The latest draft of the California Public Utilities Commission’s broadband advice to the Federal Communications Commission specifically calls out speed as a key benchmark, and recommends that the standard for advanced telecoms capability remain 25 Mbps download and 3 Mbps upload.
The first draft ducked the speed issue and focused on other metrics such as latency and dropped connections. Which are important, particularly for high end commercial and industrial applications. But speed matters and the comments that CPUC commissioners are scheduled to consider at their meeting later this morning put it at the top of the list…

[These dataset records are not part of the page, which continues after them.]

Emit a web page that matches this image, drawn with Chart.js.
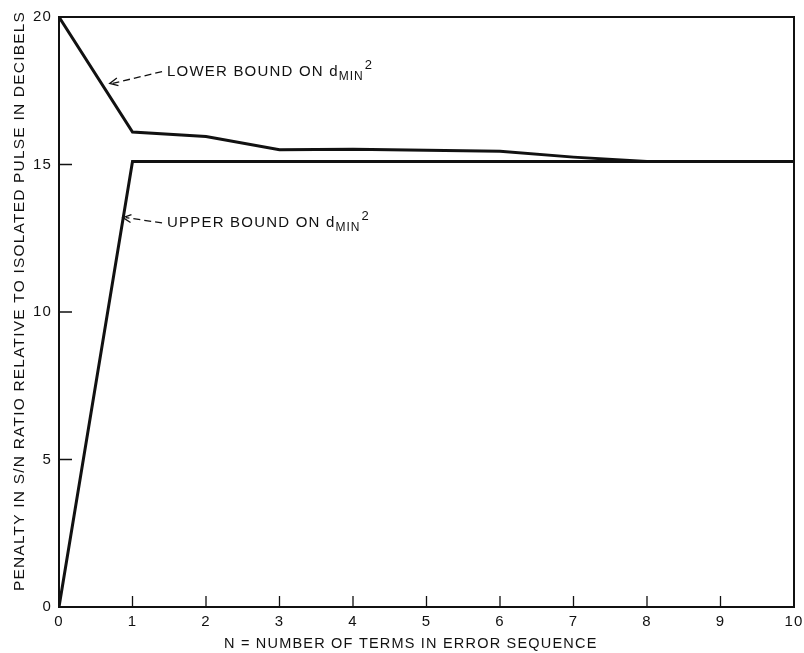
<!DOCTYPE html>
<html>
<head>
<meta charset="utf-8">
<script src="https://cdn.jsdelivr.net/npm/chart.js@4"></script>
<style>
  html, body { margin: 0; padding: 0; background: #fff; }
  #wrap { width: 804px; height: 653px; }
</style>
</head>
<body>
<div id="wrap"><canvas id="grafico"></canvas></div>
<script>
// values
var termos = [0, 1, 2, 3, 4, 5, 6, 7, 8, 9, 10];
var limiteInferior = [20, 16.1, 15.95, 15.5, 15.52, 15.48, 15.45, 15.25, 15.1, 15.1, 15.1];
var limiteSuperior = [0, 15.1, 15.1, 15.1, 15.1, 15.1, 15.1, 15.1, 15.1, 15.1, 15.1];
var ticksX = [0, 1, 2, 3, 4, 5, 6, 7, 8, 9, 10];
var ticksY = [0, 5, 10, 15, 20];

var tinta = '#111';
var fonte = 'Liberation Sans, Arial, sans-serif';

function pontos(ys) {
    return termos.map(function (x, i) { return { x: x, y: ys[i] }; });
}

// frame, inward tick marks and the two arrow labels
var moldura = {
    id: 'moldura',
    beforeDraw: function (chart) {
        chart.ctx.letterSpacing = '1.2px';
    },
    afterDraw: function (chart) {
        var ctx = chart.ctx, a = chart.chartArea;
        var sx = chart.scales.x, sy = chart.scales.y;
        ctx.save();
        ctx.strokeStyle = tinta;
        ctx.lineWidth = 2;
        ctx.strokeRect(a.left, a.top, a.right - a.left, a.bottom - a.top);
        ctx.lineWidth = 1.3;
        ctx.beginPath();
        ticksX.slice(1, -1).forEach(function (v) {
            var px = sx.getPixelForValue(v);
            ctx.moveTo(px, a.bottom); ctx.lineTo(px, a.bottom - 11);
        });
        ticksY.slice(1, -1).forEach(function (v) {
            var py = sy.getPixelForValue(v);
            ctx.moveTo(a.left, py); ctx.lineTo(a.left + 13, py);
        });
        ctx.stroke();

        function seta(xSeta, ySeta, xTxt, yTxt) {
            var x0 = sx.getPixelForValue(xSeta), y0 = sy.getPixelForValue(ySeta);
            var x1 = sx.getPixelForValue(xTxt), y1 = sy.getPixelForValue(yTxt);
            ctx.lineWidth = 1.3;
            ctx.setLineDash([7, 4]);
            ctx.beginPath();
            ctx.moveTo(x1 - 5, y1); ctx.lineTo(x0 + 3, y0);
            ctx.stroke();
            ctx.setLineDash([]);
            var ang = Math.atan2(y1 - y0, x1 - x0);
            ctx.beginPath();
            ctx.moveTo(x0 + 9 * Math.cos(ang - 0.45), y0 + 9 * Math.sin(ang - 0.45));
            ctx.lineTo(x0, y0);
            ctx.lineTo(x0 + 9 * Math.cos(ang + 0.45), y0 + 9 * Math.sin(ang + 0.45));
            ctx.stroke();
            return { x: x1, y: y1 };
        }
        function texto(p, principal) {
            ctx.fillStyle = tinta;
            ctx.textBaseline = 'middle';
            ctx.textAlign = 'left';
            ctx.font = '15px ' + fonte;
            ctx.letterSpacing = '1.2px';
            ctx.fillText(principal + ' d', p.x, p.y);
            var w = ctx.measureText(principal + ' d').width;
            ctx.font = '12px ' + fonte;
            ctx.letterSpacing = '1px';
            ctx.fillText('MIN', p.x + w, p.y + 5);
            var w2 = ctx.measureText('MIN').width;
            ctx.font = '13px ' + fonte;
            ctx.fillText('2', p.x + w + w2 + 1, p.y - 6);
            ctx.letterSpacing = '1.2px';
        }
        var p1 = seta(0.69, 17.75, 1.47, 18.15);
        texto(p1, 'LOWER BOUND ON');
        var p2 = seta(0.87, 13.2, 1.47, 13.02);
        texto(p2, 'UPPER BOUND ON');
        ctx.restore();
    }
};

var ctx = document.getElementById('grafico').getContext('2d');
var chart = new Chart(ctx, {
    type: 'line',
    data: {
        datasets: [{
            label: 'Lower bound',
            data: pontos(limiteInferior),
            borderColor: tinta,
            borderWidth: 3,
            pointRadius: 0,
            tension: 0
        }, {
            label: 'Upper bound',
            data: pontos(limiteSuperior),
            borderColor: tinta,
            borderWidth: 3,
            pointRadius: 0,
            tension: 0
        }]
    },
    options: {
        responsive: true,
        maintainAspectRatio: false,
        animation: false,
        layout: { padding: { top: 17, right: 10, left: 0, bottom: 0 } },
        plugins: { legend: { display: false }, tooltip: { enabled: false } },
        scales: {
            x: {
                type: 'linear',
                min: 0, max: 10,
                afterBuildTicks: function (s) { s.ticks = ticksX.map(function (v) { return { value: v }; }); },
                afterFit: function (s) { s.height = 46; s.paddingRight = 0; s.paddingLeft = 0; },
                grid: { display: false, drawTicks: false },
                border: { display: false },
                ticks: { color: tinta, font: { family: fonte, size: 15 }, padding: 6, maxRotation: 0 },
                title: {
                    display: true,
                    text: 'N = NUMBER OF TERMS IN ERROR SEQUENCE\u00a0\u00a0\u00a0\u00a0\u00a0\u00a0',
                    color: tinta,
                    font: { family: fonte, size: 14.5 },
                    padding: { top: 0, bottom: 0 }
                }
            },
            y: {
                min: 0, max: 20,
                afterBuildTicks: function (s) { s.ticks = ticksY.map(function (v) { return { value: v }; }); },
                afterFit: function (s) { s.width = 59; },
                grid: { display: false, drawTicks: false },
                border: { display: false },
                ticks: { color: tinta, font: { family: fonte, size: 15 }, padding: 7 },
                title: {
                    display: true,
                    text: '\u00a0\u00a0\u00a0\u00a0PENALTY IN S/N RATIO RELATIVE TO ISOLATED PULSE IN DECIBELS',
                    color: tinta,
                    font: { family: fonte, size: 15.5 },
                    padding: { top: 10, bottom: 0 }
                }
            }
        }
    },
    plugins: [moldura]
});
</script>
</body>
</html>
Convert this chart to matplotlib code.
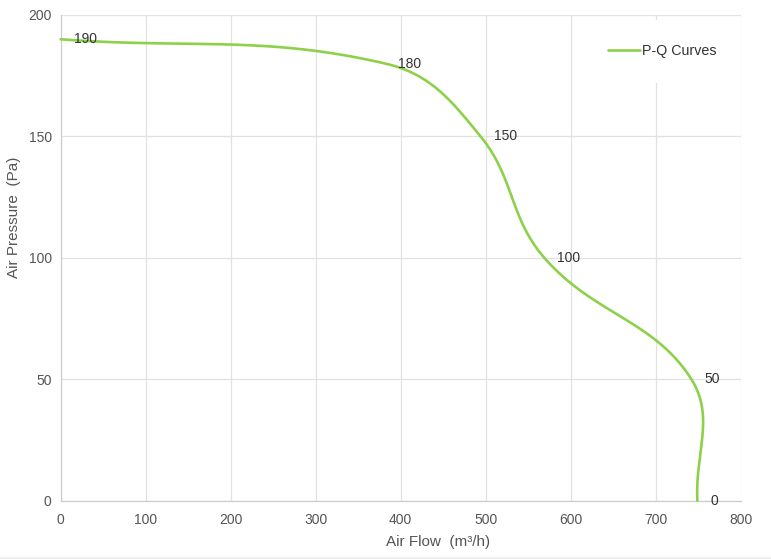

The 25/3 speed tier, the FCC’s current benchmark for “Advanced Services,” represents a useful, reasonable, and forward-looking dividing point to define a “high-speed” broadband tier. We note that higher speeds improve the performance of video streaming services from companies like Netflix and Amazon, as well as live-video feeds from companies like Facebook and Twitter. While Netflix recommends a five Mbps connection for high definition video streaming, households that include multiple end-users using multiple devices to access multiple services at the same time may find that download speed inadequate.
A significant justification cited by the FCC in its 2015 Broadband Progress Report, in creating the new 25/3 benchmark, was that households may be comprised of multiple individuals using multiple devices. The FCC has periodically raised the minimum bandwidth for “Advanced Services” over the last decade, and it is reasonable to anticipate that “Advanced Services” will not be static in the next decade. Fixed providers (especially cable providers) are already routinely offering speeds substantially in excess of the 25/3 benchmark.
Recommendation: The CPUC should inform the FCC of its findings…and recommend that at a minimum the FCC maintain its 25Mbps/3Mbps speed benchmark for fixed advanced telecommunications capability.
It’s an important message, both for the FCC, which is considering dumbing down the standard to please telecoms lobbyists and for governor Brown, who has a bill sitting on his desk – assembly bill 1665 – that would lower California’s speed standard to 6 Mbps down/1 Mbps up. Also at the behest of big
campaign contributors telephone and cable companies.